What first sparked your interest in working with the environment?
Having grown up in an island surrounded by sea, nature was all around me. However at the same time I realised that nature was rapidly becoming degraded. Coming from a family of spearfishers, fishers and divers, I was introduced to the sea at a very young age and by about 4 was swimming off the East coast. One of the most vivid memories which seemed to solidify that I wished to work with the sea was when I was about age 7 and saw hundreds of wild dolphins in St.Vincent and the Grenadines. I felt excited, in awe, amazed and could not erase that memory. Up until now, I still feel similar emotions when I see wild dolphins, whales or sharks which is more rare but further adds to my fascination.
What do you find most satisfying about your environment-related work?

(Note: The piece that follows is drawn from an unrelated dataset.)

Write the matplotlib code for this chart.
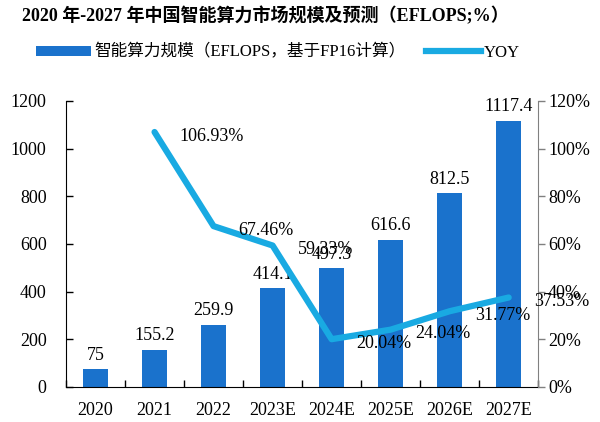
import matplotlib
matplotlib.use("Agg")
import matplotlib.pyplot as plt
from matplotlib.patches import Patch
from matplotlib.lines import Line2D
from matplotlib.ticker import FuncFormatter, FixedLocator
import numpy as np

plt.rcParams['font.family'] = ['Liberation Serif', 'Noto Sans CJK SC', 'DejaVu Sans']

years = ["2020", "2021", "2022", "2023E", "2024E", "2025E", "2026E", "2027E"]
scale = [75, 155.2, 259.9, 414.1, 497.3, 616.6, 812.5, 1117.4]
scale_labels = ["75", "155.2", "259.9", "414.1", "497.3", "616.6", "812.5", "1117.4"]
yoy = [None, 1.0693, 0.6746, 0.5933, 0.2004, 0.2404, 0.3177, 0.3753]
yoy_labels = ["", "106.93%", "67.46%", "59.33%", "20.04%", "24.04%", "31.77%", "37.53%"]

bar_color = "#1a72cc"
line_color = "#19aae2"

fig = plt.figure(figsize=(6, 4.22), dpi=100)
ax = fig.add_axes([0.11, 0.083, 0.787, 0.678])
ax2 = ax.twinx()

x = np.arange(len(years))
ax.bar(x, scale, width=0.42, color=bar_color, zorder=2)
for xi, v, lab in zip(x, scale, scale_labels):
    ax.annotate(lab, (xi, v), xytext=(0, 4), textcoords="offset points",
                ha="center", va="bottom", fontsize=13)

xs = [xi for xi, v in zip(x, yoy) if v is not None]
ys = [v for v in yoy if v is not None]
ax2.plot(xs, ys, color=line_color, lw=4.5, solid_capstyle="round", solid_joinstyle="round", zorder=3)
for xi, v, lab in zip(x, yoy, yoy_labels):
    if v is None:
        continue
    ax2.annotate(lab, (xi, v), xytext=(18, -3), textcoords="offset points",
                 ha="left", va="center", fontsize=13)

ax.set_xlim(-0.5, len(years) - 0.5)
ax.set_ylim(0, 1200)
ax.set_yticks(np.arange(0, 1201, 200))
ax2.set_ylim(0, 1.2)
ax2.set_yticks(np.arange(0, 1.21, 0.2))
ax2.yaxis.set_major_formatter(FuncFormatter(lambda v, p: f"{v*100:.0f}%"))

ax.set_xticks(x)
ax.set_xticklabels(years)
ax.xaxis.set_minor_locator(FixedLocator(np.arange(-0.5, len(years), 1.0)))
ax.tick_params(axis="x", which="major", length=0, pad=11, labelsize=13)
ax.tick_params(axis="x", which="minor", direction="in", length=5, width=1)
ax.tick_params(axis="y", direction="in", length=5, width=1, pad=14, labelsize=13)
ax2.tick_params(axis="y", direction="out", length=5, width=1, pad=2, labelsize=13, color="#808080")

for a in (ax, ax2):
    a.spines["top"].set_visible(False)
ax.spines["left"].set_color("black")
ax.spines["bottom"].set_color("black")
ax.spines["right"].set_visible(False)
ax2.spines["left"].set_visible(False)
ax2.spines["bottom"].set_visible(False)
ax2.spines["right"].set_color("#808080")

fig.text(0.037, 0.963, "2020 年-2027 年中国智能算力市场规模及预测（EFLOPS;%）",
         fontsize=13, fontweight="bold", ha="left", va="center")

handles = [Patch(facecolor=bar_color, edgecolor="none"),
           Line2D([0], [0], color=line_color, lw=4.5)]
labels = ["智能算力规模（EFLOPS，基于FP16计算）", "YOY"]
fig.legend(handles, labels, loc="center left", bbox_to_anchor=(0.035, 0.875), ncol=2,
           frameon=False, fontsize=12, handlelength=3.3, handleheight=0.6,
           handletextpad=0.2, columnspacing=1.2)

fig.savefig("out.png", dpi=100)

I really enjoy the education, awareness and outreach aspect of the work that I do. Even if one child seems interested, asks a question or I get a report from a parent saying now my child is telling me,” Mummy don’t use that plastic straw, it could kill a turtle”, then I feel as though I have helped make a change or had an impact. It is personally rewarding but feel better knowing that the environment is in good hands. I also feel satisfied when people see the interconnectedness of everything – our daily actions can have potential negative impacts not only on our environment but on our health and that of the economy too.
What do you think are some of the biggest challenges these days for the protection and sustainable management of the environment in the Caribbean?
There is an exhaustive list of challenges (often exacerbated by human actions) facing our environment from land degradation, overfishing, unsustainable coastal development, land based sources of pollution such as agricultural run off, improper disposal of waste and sewage, poor water quality, plastic pollution, decline in coral reefs, climate change and the list goes on. However there are also institutional challenges including a weak governance framework, lack of legislation and enforcement and lack of political will.
What do you think are some of the bright spots and opportunities for the Caribbean when it comes to the environment?
Not all hope is lost. I think the bright spots and opportunities are in the form of the people. There is a small army of environmentally conscious and passionate individuals leading the shift that is happening and fighting to protect our environment. More and more individuals, businesses and organisations are starting to realise the impacts of their actions and trying to reduce them. If we all come together and make one small change, that will have a big positive impact. We may not be able to reverse the damage but we can prevent further damage from occurring.
What message would you like to leave with Green Antilles readers about why and how everyday people should help to protect the environment in the Caribbean?
From the oxygen that we breathe to the food that we eat, the transport that gets us around, the jobs that employ us, almost everything is produced or provided by the natural resources in our environment and oceans, whether directly or indirectly. We are all linked to the environment. If we continue our current actions, that same environment that supports us will be no longer and we could be no longer. No coral reefs. No fish. No beaches. No tourism. Every little bit counts. Make one small swap today – whether it be skipping the single use plastic straw, choosing a reusable bag, composting your vegetable scraps, supporting local and sustainable seafood, switching to reef and human safe sunscreen or turning off the lights. These small changes add up and we have the power to drive positive change.
[Interview responses have been edited for clarity/readability. Images: courtesy Nikola Simpson.]